I started a journal to record my thoughts, feelings, doubts, anxieties. I began to spot a little the day after we did the test but a second test confirmed our initial hopes so all was well with the world.
I woke on Christmas Eve 2009 with joy in my heart, a developing foetus in my womb and a lifetime of plans doing the rounds in my brain. 'This is the last Christmas we'll have as a childless couple', 'next year I'll be buying 'baby's first Christmas' gifts', 'this has to be the best Christmas present ever'... However, as the day progressed the spotting I'd experienced the day before became more insistent and I developed a nagging, incessant ache in the pit of my stomach. Deep in my heart I knew something was wrong but, like the ostrich, I buried my head, hoping it would pass on by, hastened by the spirit of the season, and leave us good folk to enjoy our pregnant Christmas.
By late afternoon however, I could no longer ignore the pain. I called NHS direct and was told by an out of hours doctor to get myself to the hospital as soon as possible. Before we left, my husband and I agreed, without words, to prepare ourselves for the worst. With a heavy heart and the best game-face I could muster we headed out in the snow and ice.
Four and a half hours later we arrived home again, exhausted, drained of energy, emotion and a little blood. But most of all, we arrived back home without our pregnancy.
It was confirmed. We had suffered an early miscarriage.
Apparently almost one in four pregnancies end that way in the early stages; a fact that did nothing to ease the sense of loss I already felt after only three days of knowing I was with child.
My heart broke just a little that day.
5 comments:
i admire you for writing this i think you are very inspirational to others. i wish you all the best, it will happen and you deserve it.x
We suffered an early miscarriage at 7 weeks in 2008, made all the more upsetting by my manager telling me not to discuss it because "other women in the office have had more serious miscarriages". It's heartbreaking - you get yourself to a point where you're planning for this massive life-changing and life-giving event and it's all taken away from you.

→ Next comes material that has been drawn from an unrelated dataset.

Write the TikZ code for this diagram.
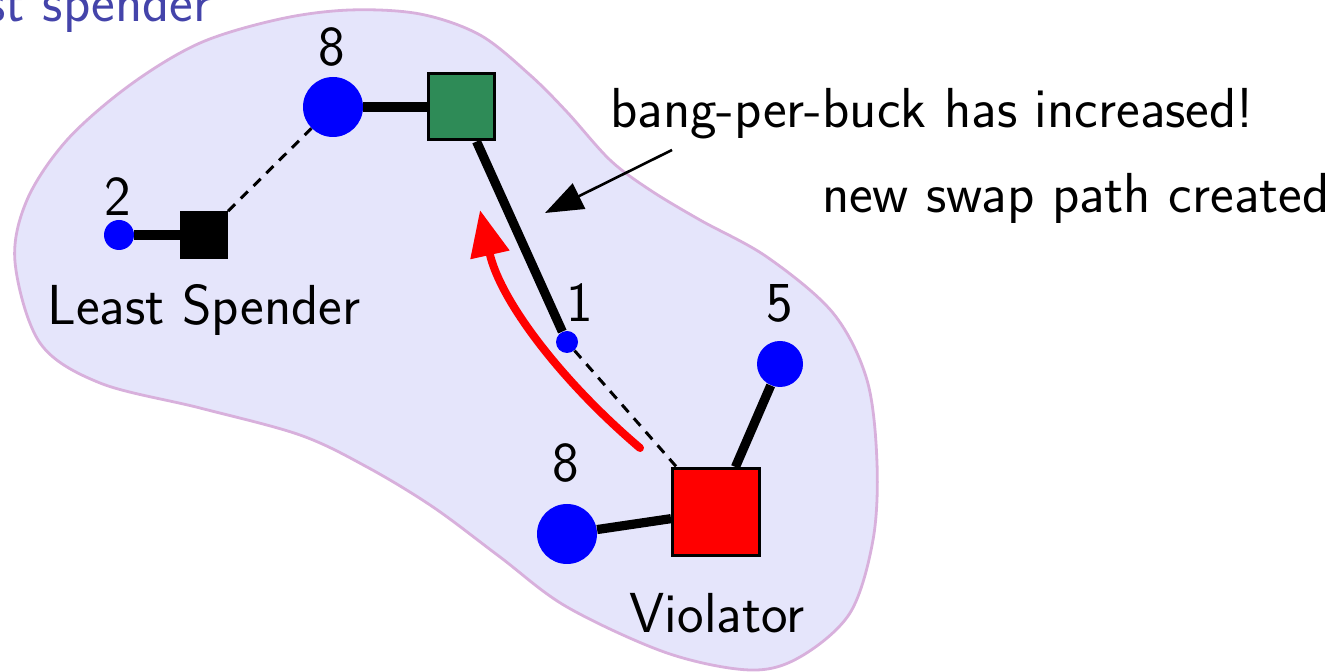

I hope it brings you comfort to know that we fell pregnant two cycles later with our baby daughter who is now 8 months old. I'm so sorry that your first experience ended in loss, but hope that you do fall pregnant quickly with a sticker :) x
Thank you both. It's unbelievable just how common early miscarriages are... but that doesn't stop it hurting does it!? And Vonnie, to be treated like that by your manager is disgraceful! Your story does bring me comfort and I'm keeping my fingers crossed for some luck soon!
Thanks again x
Haven't cried since Saturday and now I find myself tearing up again. Wow. I am so sorry for your loss. Your story was beautiful though it ended so tragically...you really have a way with words.
I can completely relate to everything you said...dreaming of baby's first Christmas, the pregnancy journal, and the denial that is finally forced from you as you come to terms with your miscarriage. So painful and disappointing. My thoughts and prayers are with you and your sweet husband. And as sure as I am that a successful pregnancy is in my future, I am sure the same is true for you.
Thank you for your kind words and thank you for sharing this very personal, very honest and very sad post.
http://thepursuitofmommyness.com/
You are so brave to share your story and it is so beautifully written, despite the heartbreaking topic.